Les témoignages recueillis sur le terrain font état de violents affrontements entre l’armée congolaise et les rebelles, sans qu’un bilan humain précis ne puisse être confirmé. Toutefois, des images circulant sur les réseaux sociaux montrent des soldats congolais tués, révélant l’intensité des combats. Les rebelles auraient avancé à la fois par voie terrestre et lacustre, depuis les pêcheries déjà conquises de Vitshumbi et Kamandi-Gîte.

Lunyasenge, bien plus qu’un simple village, représente une porte d’entrée vers le nord du Nord-Kivu. Elle est située à quelques heures de navigation de Kyavinyonge, un centre névralgique pour l’économie locale et un carrefour vers Butembo, Beni et la frontière ougandaise. Sa prise fragilise toute la façade ouest du lac Édouard et expose désormais les localités voisines à de nouvelles incursions.

Face à cette avancée, les mouvements de population se multiplient. Les habitants de Musenda, Kisaka et d’autres localités fuient vers Kyavinyonge, Mubana et même Kasindi, à la frontière avec l’Ouganda. Kyavinyonge accueille déjà des centaines de déplacés, hébergés tant bien que mal dans des églises et des familles.

Outre les conséquences sécuritaires, la chute de Lunyasenge aggrave une crise économique locale déjà précaire. Les activités de pêche, pilier de la subsistance dans la région, sont paralysées. Les pêcheurs n’osent plus s’aventurer au-delà de Kyavinyonge, et le poisson se fait rare. Certains n’ont d’autre choix que de braver les eaux ougandaises, au risque de représailles : en trois mois, plus de 70 pêcheurs ont été arrêtés et 200 moteurs de pirogues confisqués par la marine ougandaise.

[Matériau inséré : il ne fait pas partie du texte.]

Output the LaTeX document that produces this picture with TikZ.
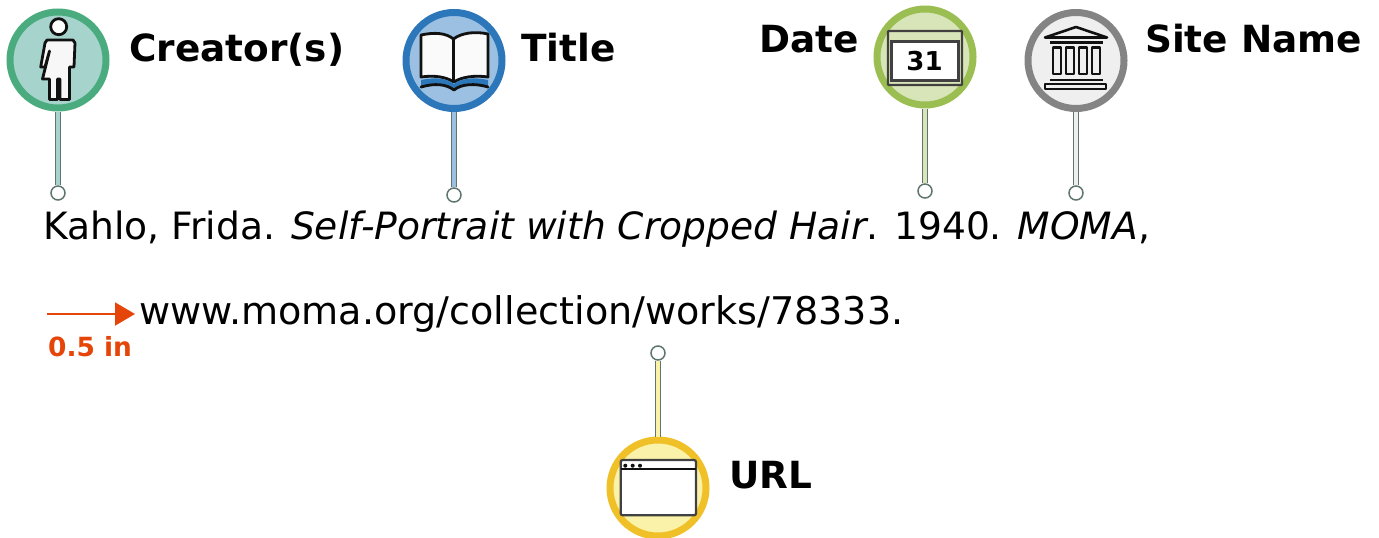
\documentclass[tikz,border=0pt]{standalone}
\usepackage{fontspec}
\setmainfont{DejaVu Sans}
\usetikzlibrary{arrows.meta}
\definecolor{stemline}{HTML}{5F7570}
\definecolor{ink}{HTML}{111111}
\definecolor{orangeR}{HTML}{E6450A}
\definecolor{greenR}{RGB}{74,172,126}
\definecolor{greenF}{RGB}{166,212,205}
\definecolor{blueR}{RGB}{44,118,186}
\definecolor{blueF}{RGB}{155,192,226}
\definecolor{limeR}{RGB}{155,190,82}
\definecolor{limeF}{RGB}{216,229,184}
\definecolor{grayR}{RGB}{132,132,132}
\definecolor{grayF}{RGB}{239,239,239}
\definecolor{yelR}{RGB}{239,192,40}
\definecolor{yelF}{RGB}{250,242,168}
\tikzset{
  x=1pt,y=-1pt,
  badge/.style={circle,inner sep=0pt,minimum size=96pt,line width=7pt},
  pin/.style={circle,draw=stemline,fill=white,line width=1.5pt,inner sep=0pt,minimum size=14pt},
  stem/.style={line width=1.7pt,draw=stemline,double=#1,double distance=3.4pt},
  heading/.style={anchor=base west,inner sep=0pt,font=\fontsize{37.4}{42}\selectfont\bfseries,text=black},
  bodytext/.style={anchor=base west,inner sep=0pt,text=black},
  icon/.style={draw=ink,line width=2.6pt,line join=round},
}
\begin{document}
\begin{tikzpicture}
\useasboundingbox (0,0) rectangle (1379,538);
\node[pin] (pc) at (58,193) {};
\node[pin] (pt) at (454,195) {};
\node[pin] (pd) at (925,191) {};
\node[pin] (ps) at (1076,193) {};
\node[pin] (pu) at (658,353) {};
\node[badge,draw=greenR,fill=greenF] (creator) at (58,60) {};
\node[badge,draw=blueR,fill=blueF] (title) at (454,60.5) {};
\node[badge,draw=limeR,fill=limeF] (date) at (925,57) {};
\node[badge,draw=grayR,fill=grayF] (site) at (1076,60.5) {};
\node[badge,draw=yelR,fill=yelF] (url) at (658,488) {};
\draw[stem=greenF] (creator.south) -- (pc.north);
\draw[stem=blueF] (title.south) -- (pt.north);
\draw[stem=limeF] (date.south) -- (pd.north);
\draw[stem=grayF] (site.south) -- (ps.north);
\draw[stem=yelF] (url.north) -- (pu.south);
% person icon
\draw[icon,line width=2.8pt,fill=white] (58.7,26.7) circle (8);
\draw[icon,line width=2.8pt,fill=white!97!black] (47,40) -- (73,40) -- (75,43) -- (74,67) -- (69.5,67) -- (69.5,99.5) -- (60,99.5) -- (60,79) -- (57.5,79) -- (57.5,99.5) -- (49.5,99.5) -- (49.5,79) -- (42.5,79) -- (49.5,51) -- (45,67) -- (40.7,67) -- (45,43) -- cycle;
% book icon
\draw[icon,line width=2.8pt,fill=white!98!black] (421,35) .. controls (435,32) and (446,33) .. (453.5,39) .. controls (461,33) and (475,31) .. (488,34) -- (488,77) .. controls (475,75) and (461,77) .. (454,82) .. controls (446,77) and (435,75) .. (421,77) -- cycle;
\draw[icon,line width=2.8pt] (453.5,39) -- (453.5,82);
\fill[blueR] (421,80) .. controls (435,77) and (446,78) .. (454,84) .. controls (461,78) and (475,77) .. (488,80) -- (488,86) .. controls (475,83) and (461,84) .. (454,90) .. controls (446,84) and (435,83) .. (421,86) -- cycle;
\draw[icon,line width=2.8pt,line cap=round] (421,87) .. controls (435,83) and (446,84) .. (454,90) .. controls (461,84) and (475,83) .. (488,87);
% calendar icon
\draw[draw=ink!80,line width=2.2pt,rounded corners=0.6pt,fill=limeF] (888,31) rectangle (962,85);
\draw[draw=ink!80,line width=2.2pt,fill=white] (891.5,41.5) rectangle (958.5,80.5);
\node[inner sep=0pt,font=\fontsize{26}{28}\selectfont\bfseries] (daynum) at (924.5,61) {31};
% museum icon
\draw[icon] (1045,37.5) -- (1076,27) -- (1107,37.5) -- cycle;
\draw[icon] (1050,42.5) -- (1103,42.5);
\foreach \xa in {1053,1066,1079,1092}
  \draw[icon,fill=grayF] (\xa,47.5) rectangle (\xa+8,74);
\draw[icon] (1050,80) -- (1103,80);
\draw[icon,fill=grayF] (1045,84) rectangle (1106,89);
% window icon
\draw[draw=ink!80,line width=2.2pt,rounded corners=2pt,fill=white] (620.7,460) rectangle (696,515.3);
\draw[ink,line width=2.2pt] (620.7,469.3) -- (696,469.3);
\foreach \xa in {625.3,632.7,640}
  \fill[ink] (\xa,465.7) circle (2);
% headings
\node[heading] (lc) at (129,61) {Creator(s)};
\node[heading] (lt) at (521,61) {Title};
\node[heading] (ld) at (759,52.5) {Date};
\node[heading] (ls) at (1145,52) {Site Name};
\node[heading] (lu) at (729,488) {URL};
% citation
\node[bodytext,font=\fontsize{37.6}{42}\selectfont] (line1) at (43,239) {Kahlo, Frida. \textit{Self-Portrait with Cropped Hair}. 1940. \textit{MOMA},};
\node[bodytext,font=\fontsize{38.1}{42}\selectfont] (line2) at (139,324) {www.moma.org/collection/works/78333.};
% indent arrow
\coordinate (a1) at (46.7,314);
\coordinate (a2) at (135,314);
\draw[orangeR,line width=2pt,-{Triangle[length=20pt,width=23pt]}] (a1) -- (a2);
\node[anchor=base west,inner sep=0pt,text=orangeR,font=\fontsize{26.4}{28}\selectfont\bfseries] (inch) at (48,356.5) {0.5 in};
\end{tikzpicture}
\end{document}
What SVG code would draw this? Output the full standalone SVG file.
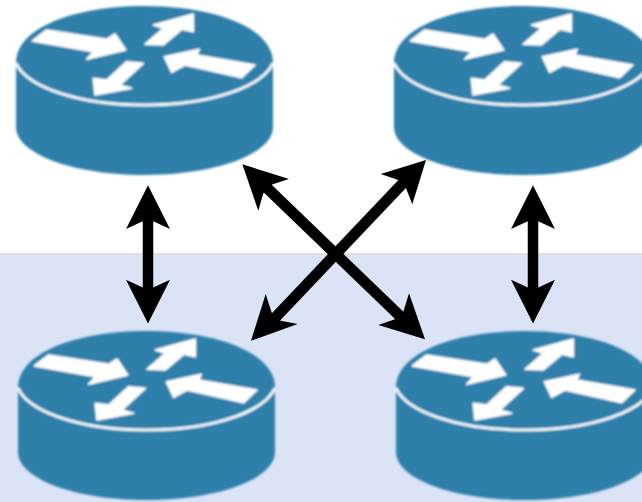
<svg xmlns="http://www.w3.org/2000/svg" width="642" height="502" viewBox="0 0 642 502">
<style>
.body{fill:#2f80ab}
.rim{fill:none;stroke:#f2f8fb;stroke-width:3}
.flow{fill:#fff;stroke:#fff;stroke-width:1.6;stroke-linejoin:round}
.line{stroke:#000;stroke-width:10.5;fill:none}
.diag{stroke:#000;stroke-width:11;fill:none}
.head{fill:#000}
</style>
<defs>
<filter id="soft" x="-5%" y="-5%" width="110%" height="110%"><feGaussianBlur stdDeviation="0.8"/></filter>
<g id="router" filter="url(#soft)">
<path class="body" d="M0 56.500V121C0 148 57.500 169 128.500 169S257 148 257 121V56.500C257 22 199 0 128.500 0S0 22 0 56.500Z"/>
<path class="rim" d="M0 57C10 80 60 99 128.500 99S247 80 257 57"/>
<polygon class="flow" points="16.300,35 30.700,24 90.700,33.300 99,28 109.700,44 70.700,53.300 77.300,45.700"/>
<polygon class="flow" points="129,38.300 147.300,22.300 137.300,19 177.300,8 177.300,25.700 165.700,23.300 147.300,39"/>
<polygon class="flow" points="148.300,50.700 183.300,43.300 180.700,49 239,59 225.700,71.700 169,59 155.700,66.300"/>
<polygon class="flow" points="79,89 77.300,72.300 90.700,74 110.700,55.700 127.300,57.300 104,79 115.700,82.300"/>
</g>
</defs>
<rect x="0" y="254" width="642" height="248" fill="#dbe3f7"/>
<rect x="0" y="253" width="642" height="2" fill="#e0e0e0"/>
<g id="router-top-left"><use href="#router" x="16" y="6"/></g>
<g id="router-top-right"><use href="#router" x="394" y="6"/></g>
<g id="router-bottom-left"><use href="#router" x="18" y="331"/></g>
<g id="router-bottom-right"><use href="#router" x="396" y="331"/></g>
<g id="connectors">
<path class="line" d="M148 215V295"/>
<polygon class="head" points="148,185.200 170,229 153.200,221.300 142.800,221.300 126,229"/>
<polygon class="head" points="148,323.500 170,279.700 153.200,287.500 142.800,287.500 126,279.700"/>
<path class="line" d="M533 215V295"/>
<polygon class="head" points="533,185.200 555,229 538.200,221.300 527.800,221.300 511,229"/>
<polygon class="head" points="533,323.500 555,279.700 538.200,287.500 527.800,287.500 511,279.700"/>
<path class="diag" d="M265 186L402 318"/>
<polygon class="head" points="242.300,164.300 289,179 272.700,184.300 263.300,193.300 258.300,210.700"/>
<polygon class="head" points="425,339.300 378.300,325 395,319.300 403.300,311.700 409,293.300"/>
<path class="diag" d="M405 181L273 320"/>
<polygon class="head" points="426,160 380.700,174 398.300,180 406,188.300 412.300,204.300"/>
<polygon class="head" points="251,340.700 265.700,294 271.700,312.700 280.700,320.700 297.700,324"/>
</g>
</svg>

L’impact ne s’arrête pas à la pêche. Les produits agricoles, notamment les cossettes de manioc en provenance de Vitshumbi, ne parviennent plus jusqu’au Grand-Nord, provoquant une hausse des prix et une insécurité alimentaire rampante.

L’offensive de l’AFC/M23 dans cette zone sensible inquiète autant qu’elle interroge. Elle met en évidence les limites du cessez-le-feu négocié à l’international et soulève des doutes sur l’efficacité des processus en cours à Doha et Washington. Pour la population locale, c’est avant tout une urgence humanitaire et sécuritaire qui s’installe, tandis que la menace rebelle semble désormais viser les portes du Grand-Nord congolais.